Last things first. Never really been too interested in pirate radio - the thought of putting a lot of work into something that can be so easily found and turned off...  Pirates have, however, provided useful examples of interesting technologies and other information that can be used in other ways.
     The Free Radio Cafe is a nice example with some short wave info (more on that in a moment) and the earnestly created Low-Power FM Broadcasting forum with links and some private handbooks and manuals.  Private, because visitors need to sign up for a log in to download those materials so, sorry, no links.
     Speaking of shut down, the pirate in this story - Busted! - 95.9 FM gets shut down by the FCC, showing  once again that most FCC field inspectors are fairly reasonable, somewhat geeky bureaucrats.  Overworked and underpaid humans like the rest of us who just want to get to quittin' time and have a favorite beverage.
     Speaking of bureaucrats, John Anderson, media professor and long time FCC observer shares another update on enforcement: FCC Grossly Overstates Anti-Pirate Activity.
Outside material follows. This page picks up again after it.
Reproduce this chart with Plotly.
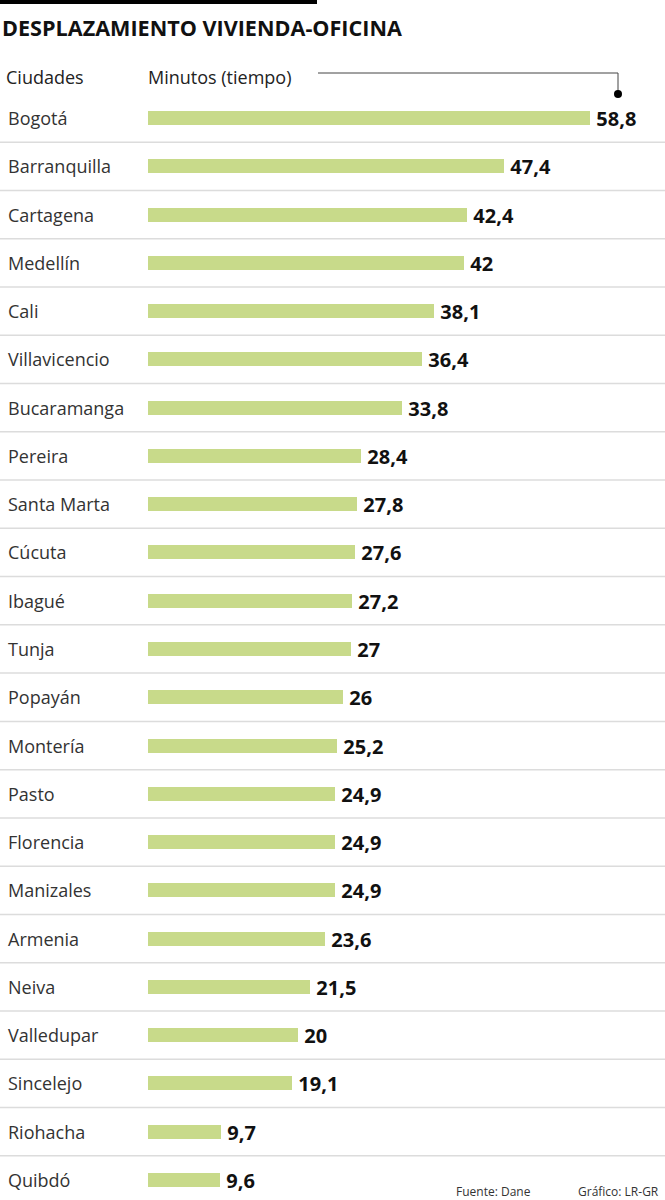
import plotly.graph_objects as go

# data
ciudades = ["Bogotá", "Barranquilla", "Cartagena", "Medellín", "Cali", "Villavicencio",
            "Bucaramanga", "Pereira", "Santa Marta", "Cúcuta", "Ibagué", "Tunja",
            "Popayán", "Montería", "Pasto", "Florencia", "Manizales", "Armenia",
            "Neiva", "Valledupar", "Sincelejo", "Riohacha", "Quibdó"]
minutos = [58.8, 47.4, 42.4, 42, 38.1, 36.4, 33.8, 28.4, 27.8, 27.6, 27.2, 27,
           26, 25.2, 24.9, 24.9, 24.9, 23.6, 21.5, 20, 19.1, 9.7, 9.6]

W, H = 665, 1200
FONT = "Open Sans"
BAR_COLOR = "#c8da8a"


def fmt(v):
    # decimal comma, no decimals for whole numbers
    if float(v).is_integer():
        return str(int(v))
    return str(v).replace(".", ",")


pos = list(range(len(ciudades)))

# pixel geometry of the original
x0_px, x_end_px = 148, 590          # bar start, end of Bogota's bar
px_per_unit = (x_end_px - x0_px) / minutos[0]
row0_px, row_step = 118, 48.27

fig = go.Figure()
fig.add_trace(go.Bar(
    y=pos, x=minutos, orientation="h",
    marker=dict(color=BAR_COLOR, line=dict(width=0)),
    width=0.29,
    text=[fmt(v) for v in minutos],
    texttemplate="\u2009%{text}",
    textposition="outside",
    constraintext="none",
    cliponaxis=False,
    textfont=dict(family=FONT, size=20, color="#111111", weight="bold"),
    hoverinfo="skip",
))

shapes = []
# black bar above the title
shapes.append(dict(type="rect", xref="paper", yref="paper",
                   x0=0, x1=317 / W, y0=1 - 4 / H, y1=1,
                   fillcolor="black", line=dict(width=0)))
# row separators
for i in range(len(ciudades) - 1):
    shapes.append(dict(type="line", xref="paper", yref="y",
                       x0=0, x1=1, y0=i + 0.5, y1=i + 0.5,
                       line=dict(color="#dcdcdc", width=1.5)))
# connector from header to Bogota value
shapes.append(dict(type="path", xref="paper", yref="paper",
                   path="M {} {} L {} {} L {} {}".format(
                       318 / W, 1 - 73 / H, 618 / W, 1 - 73 / H, 618 / W, 1 - 93 / H),
                   line=dict(color="#444444", width=1)))
shapes.append(dict(type="circle", xref="paper", yref="paper",
                   x0=614 / W, x1=622 / W, y0=1 - 98 / H, y1=1 - 90 / H,
                   fillcolor="black", line=dict(width=0)))

annotations = []
for i, c in enumerate(ciudades):
    annotations.append(dict(x=6 / W, xref="paper", y=i, yref="y", text=c,
                            showarrow=False, xanchor="left", yanchor="middle",
                            font=dict(family=FONT, size=18, color="#333333")))

annotations += [
    dict(x=0, y=1 - 28 / H, xref="paper", yref="paper",
         text="<b>DESPLAZAMIENTO VIVIENDA-OFICINA</b>", showarrow=False,
         xanchor="left", yanchor="middle",
         font=dict(family=FONT, size=21.6, color="#111111")),
    dict(x=4 / W, y=1 - 77 / H, xref="paper", yref="paper", text="Ciudades",
         showarrow=False, xanchor="left", yanchor="middle",
         font=dict(family=FONT, size=18, color="#222222")),
    dict(x=146 / W, y=1 - 77 / H, xref="paper", yref="paper", text="Minutos (tiempo)",
         showarrow=False, xanchor="left", yanchor="middle",
         font=dict(family=FONT, size=18, color="#222222")),
    dict(x=454 / W, y=1 - 1191 / H, xref="paper", yref="paper", text="Fuente: Dane",
         showarrow=False, xanchor="left", yanchor="middle",
         font=dict(family=FONT, size=12, color="#333333")),
    dict(x=661 / W, y=1 - 1191 / H, xref="paper", yref="paper", text="Gráfico: LR-GR",
         showarrow=False, xanchor="right", yanchor="middle",
         font=dict(family=FONT, size=12, color="#333333")),
]

fig.update_layout(
    width=W, height=H,
    margin=dict(l=0, r=0, t=0, b=0),
    paper_bgcolor="white", plot_bgcolor="white",
    showlegend=False,
    xaxis=dict(domain=[x0_px / W, 1], range=[0, (W - x0_px) / px_per_unit],
               visible=False, fixedrange=True),
    yaxis=dict(domain=[0, 1],
               range=[(H - row0_px) / row_step, -row0_px / row_step],
               visible=False, fixedrange=True),
    shapes=shapes,
    annotations=annotations,
    bargap=0,
)

# drop the page's default body margin so the figure sits at the corner
fig.write_html("out.html", config={"displayModeBar": False},
               post_script="document.body.style.margin='0';")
I can't remember the last time I saw any enforcement action on shortwave...
     Speaking of shortwave, wandering around the web in February, I discovered Rick's Pirate Radio Blog, a nice shortwave list which, as a long time shortwave fan, got me thinking about putting up my long wire again.
     Nothing listed in our 13.56 MHz experimenter band, reminded me of good old Carl Blare's KDX Radio site.  Carl has a sweet, old school html table matrix of handy radio experimenter links and if you'd like to start populating that 13.56 MHz shortwave band, check out Carl's hard work on his Big Talker Shortwave transmitter prototype.
     Not sure how American Bandscan caught my eye but it's a nice summary of station comings and goings and then saw good old Monitoring Times is still plugging away (they folded shortly after this was posted, very sad) - wrote and article for them back in early 2005 about monitoring part 15 stations.
     Also found another old favorite, Nuts and Volts still kicking, with continued great new tech reading.
     Those stamp sized computers look like a great way to do station automation...
      Despising dead trees, was delighted to see both now offer digital subs so a late Valentine's day present this year will buying both!